The Burmese threat persisted, however. When a Burmese army approached Viang Chan, Setthathirat abandoned the city to mount guerrilla attacks on Burmese supply lines. When the Burmese were forced to withdraw, he returned to celebrate his victory by building yet another temple (Wat Mixai). Burmese hostility disrupted Lao trade routes, so Setthathirat led an expedition down the Mekong to open a new route through Cambodia. But the Cambodians objected. In a great battle the Lao were defeated, and in their chaotic retreat Setthathirat disappeared.

 

It was over 60 years before another great Lao king came to the throne, a period of division, succession disputes and intermittent Burmese domination. In 1638 Suriya Vongsa was crowned king. He would rule for 57 years, the longest reign in Lao history and the ‘golden age’ of the kingdom of Lan Xang. During this time, Lan Xang was a powerful kingdom, and Viang Chan was a great centre of Buddhist learning, attracting monks from all over mainland Southeast Asia.

 

Suriya Vongsa had only been on the throne three years when there arrived in Viang Chan the first European to have left an account of the Lao kingdom. He was a merchant by the name of Gerrit van Wuysthoff, an employee of the Dutch East India Company, who, like Setthathirat, wanted to open a trade route down the Mekong.

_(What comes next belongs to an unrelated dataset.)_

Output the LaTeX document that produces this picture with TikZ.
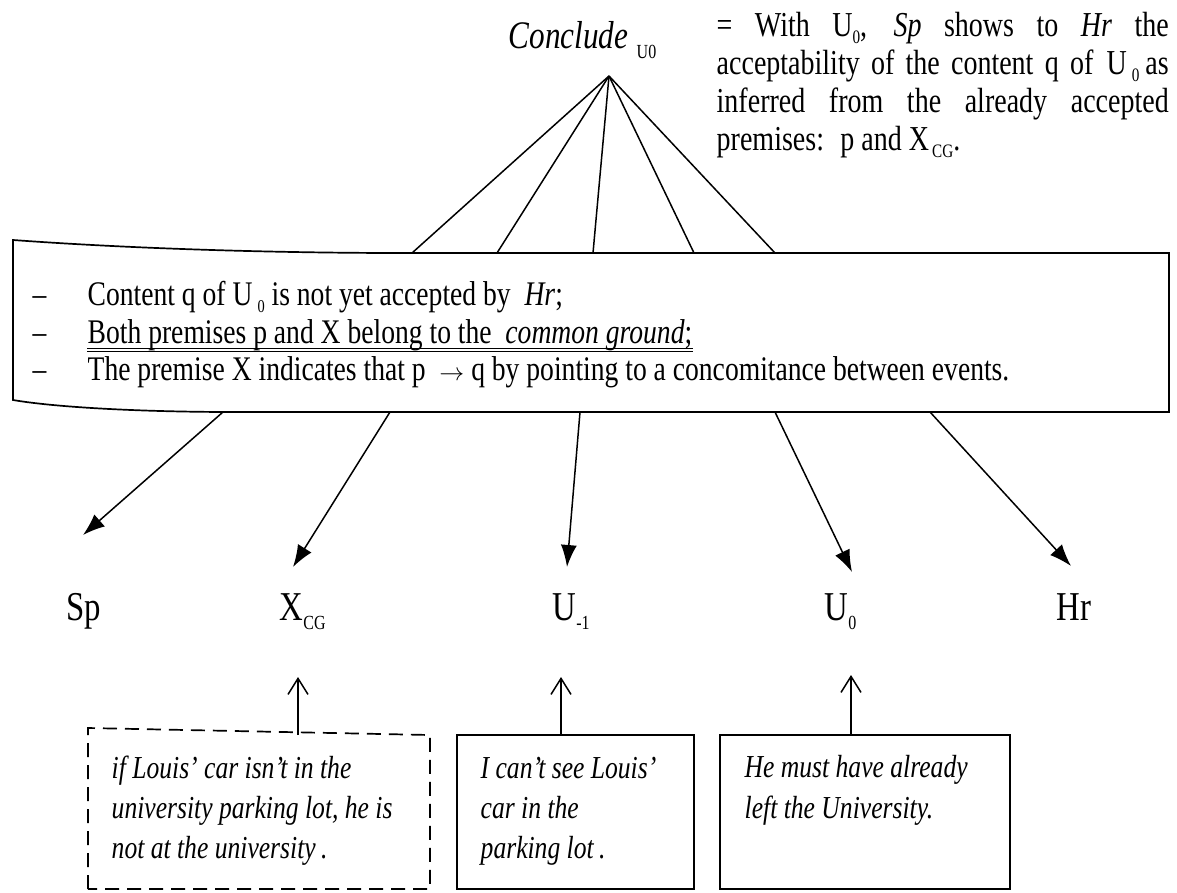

He and his small party were royally accommodated and entertained during their eight-week stay in the Lao capital.

 

Van Wuysthoff has more to say about the prices of trade goods than about Lao culture or religion, but he was followed a year later by a much more informative visitor. This was the Jesuit missionary, Giovanni-Maria Leria, who stayed in Viang Chan for five years. During that time he had singularly little success in converting anyone to Christianity, and eventually gave up in disgust. But he liked the Lao people (if not the monks), and has left a wonderful description of the royal palace and the houses of the nobility. He was also much impressed by the power of the king.